WRITTEN EXERCISE. Output every line exactly as written. Leave out pictures.

SOURCE MATERIAL.
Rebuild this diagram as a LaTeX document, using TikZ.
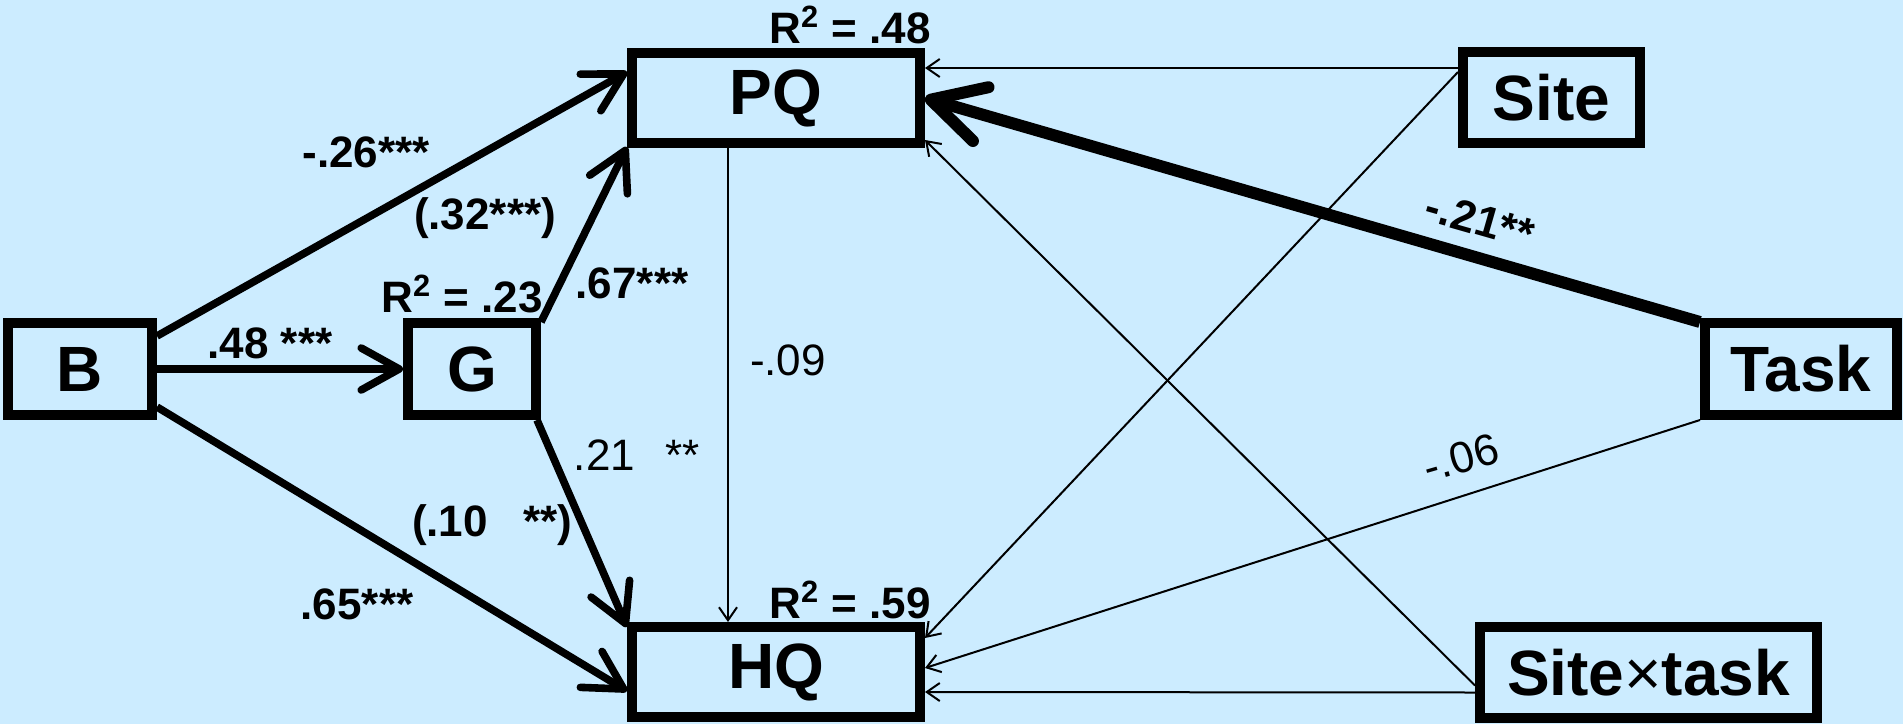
\documentclass[tikz,border=0pt]{standalone}
\usepackage{fontspec}
\setmainfont{Liberation Sans}
\usetikzlibrary{arrows.meta}
\definecolor{bg}{RGB}{204,236,255}
\begin{document}
\begin{tikzpicture}[x=0.5pt,y=-0.5pt,
  box/.style={draw=black, line width=5pt, fill=bg, inner sep=0pt,
    font=\fontsize{32}{36}\selectfont\bfseries},
  lab/.style={font=\fontsize{22}{26}\selectfont\bfseries, inner sep=0pt},
  labr/.style={font=\fontsize{22}{26}\selectfont, inner sep=0pt},
  tarr/.style={line width=3.8pt, -{Straight Barb[length=19pt,width=21pt,round]}},
  bigarr/.style={line width=6pt, -{Straight Barb[length=26pt,width=28pt,round]}},
  thinarr/.style={line width=1pt, -{Straight Barb[length=6.5pt,width=9pt]}}
]
\fill[bg] (0,0) rectangle (1903,724);
\useasboundingbox (0,0) rectangle (1903,724);

\node[box, minimum width=72pt, minimum height=46pt] (B) at (80,369) {B};
\node[box, minimum width=64pt, minimum height=46pt] (G) at (472,369) {G};
\node[box, minimum width=144pt, minimum height=45pt] (PQ) at (776,98) {PQ};
\node[box, minimum width=144pt, minimum height=45pt] (HQ) at (776,672) {HQ};
\node[box, minimum width=88.5pt, minimum height=45.5pt] (Site) at (1551.5,97.5) {Site};
\node[box, minimum width=96pt, minimum height=46pt] (Task) at (1801,369) {Task};
\node[box, minimum width=168.5pt, minimum height=45.5pt] (Stask) at (1648.5,672.5) {Site{\mdseries ×}task};

\draw[tarr] ([yshift=-9pt]B.north east) -- ([yshift=-12pt]PQ.north west);
\draw[tarr] (B.east) -- (G.west);
\draw[tarr] ([yshift=6.5pt]B.south east) -- ([yshift=15.5pt]HQ.south west);
\draw[tarr] ([yshift=-2pt]G.north east) -- ([yshift=0.5pt]PQ.south west);
\draw[tarr] ([xshift=-2pt]G.south east) -- ([yshift=-2.5pt]HQ.north west);
\draw[thinarr] ([xshift=-24pt]PQ.south) -- ([xshift=-24pt]HQ.north);
\draw[thinarr] ([yshift=-10.5pt]Site.north west) -- ([yshift=-10pt]PQ.north east);
\draw[thinarr] ([yshift=-12.5pt]Site.north west) -- ([yshift=-8pt]HQ.north east);
\draw[bigarr] ([yshift=-2pt]Task.north west) -- (PQ.east);
\draw[thinarr] (Task.south west) -- ([yshift=2pt]HQ.east);
\draw[thinarr] ([yshift=-6.5pt]Stask.west) -- ([yshift=4pt]PQ.south east);
\draw[thinarr] ([yshift=-10pt]Stask.west) -- ([yshift=-10pt]HQ.east);

\node[lab] (l1) at (366,152) {-.26***};
\node[lab] (l2) at (485,218) {(.32***)};
\node[lab, anchor=base] (r23) at (462,312) {R\textsuperscript{2} = .23};
\node[lab] (l3) at (270,343) {.48 ***};
\node[lab] (l4) at (632,283) {.67***};
\node[labr] (l5) at (788,360) {-.09};
\node[labr] (l6) at (637,455) {.21\hspace{0.7em}**};
\node[lab] (l7) at (492,525) {(.10\hspace{0.8em}**)};
\node[lab] (l8) at (357,604) {.65***};
\node[lab, anchor=base] (r48) at (850,43) {R\textsuperscript{2} = .48};
\node[lab, anchor=base] (r59) at (850,618) {R\textsuperscript{2} = .59};
\node[lab, rotate=-16] (l9) at (1480,220) {-.21**};
\node[labr, rotate=16] (l10) at (1461,458) {-.06};
\end{tikzpicture}
\end{document}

REPLY TO THE EXERCISE.
Rebuild this diagram as a LaTeX document, using TikZ.
\documentclass[tikz,border=0pt]{standalone}
\usepackage{fontspec}
\setmainfont{Liberation Sans}
\usetikzlibrary{arrows.meta}
\definecolor{bg}{RGB}{204,236,255}
\begin{document}
\begin{tikzpicture}[x=0.5pt,y=-0.5pt,
  box/.style={draw=black, line width=5pt, fill=bg, inner sep=0pt,
    font=\fontsize{32}{36}\selectfont\bfseries},
  lab/.style={font=\fontsize{22}{26}\selectfont\bfseries, inner sep=0pt},
  labr/.style={font=\fontsize{22}{26}\selectfont, inner sep=0pt},
  tarr/.style={line width=3.8pt, -{Straight Barb[length=19pt,width=21pt,round]}},
  bigarr/.style={line width=6pt, -{Straight Barb[length=26pt,width=28pt,round]}},
  thinarr/.style={line width=1pt, -{Straight Barb[length=6.5pt,width=9pt]}}
]
\fill[bg] (0,0) rectangle (1903,724);
\useasboundingbox (0,0) rectangle (1903,724);

\node[box, minimum width=72pt, minimum height=46pt] (B) at (80,369) {B};
\node[box, minimum width=64pt, minimum height=46pt] (G) at (472,369) {G};
\node[box, minimum width=144pt, minimum height=45pt] (PQ) at (776,98) {PQ};
\node[box, minimum width=144pt, minimum height=45pt] (HQ) at (776,672) {HQ};
\node[box, minimum width=88.5pt, minimum height=45.5pt] (Site) at (1551.5,97.5) {Site};
\node[box, minimum width=96pt, minimum height=46pt] (Task) at (1801,369) {Task};
\node[box, minimum width=168.5pt, minimum height=45.5pt] (Stask) at (1648.5,672.5) {Site{\mdseries ×}task};

\draw[tarr] ([yshift=-9pt]B.north east) -- ([yshift=-12pt]PQ.north west);
\draw[tarr] (B.east) -- (G.west);
\draw[tarr] ([yshift=6.5pt]B.south east) -- ([yshift=15.5pt]HQ.south west);
\draw[tarr] ([yshift=-2pt]G.north east) -- ([yshift=0.5pt]PQ.south west);
\draw[tarr] ([xshift=-2pt]G.south east) -- ([yshift=-2.5pt]HQ.north west);
\draw[thinarr] ([xshift=-24pt]PQ.south) -- ([xshift=-24pt]HQ.north);
\draw[thinarr] ([yshift=-10.5pt]Site.north west) -- ([yshift=-10pt]PQ.north east);
\draw[thinarr] ([yshift=-12.5pt]Site.north west) -- ([yshift=-8pt]HQ.north east);
\draw[bigarr] ([yshift=-2pt]Task.north west) -- (PQ.east);
\draw[thinarr] (Task.south west) -- ([yshift=2pt]HQ.east);
\draw[thinarr] ([yshift=-6.5pt]Stask.west) -- ([yshift=4pt]PQ.south east);
\draw[thinarr] ([yshift=-10pt]Stask.west) -- ([yshift=-10pt]HQ.east);

\node[lab] (l1) at (366,152) {-.26***};
\node[lab] (l2) at (485,218) {(.32***)};
\node[lab, anchor=base] (r23) at (462,312) {R\textsuperscript{2} = .23};
\node[lab] (l3) at (270,343) {.48 ***};
\node[lab] (l4) at (632,283) {.67***};
\node[labr] (l5) at (788,360) {-.09};
\node[labr] (l6) at (637,455) {.21\hspace{0.7em}**};
\node[lab] (l7) at (492,525) {(.10\hspace{0.8em}**)};
\node[lab] (l8) at (357,604) {.65***};
\node[lab, anchor=base] (r48) at (850,43) {R\textsuperscript{2} = .48};
\node[lab, anchor=base] (r59) at (850,618) {R\textsuperscript{2} = .59};
\node[lab, rotate=-16] (l9) at (1480,220) {-.21**};
\node[labr, rotate=16] (l10) at (1461,458) {-.06};
\end{tikzpicture}
\end{document}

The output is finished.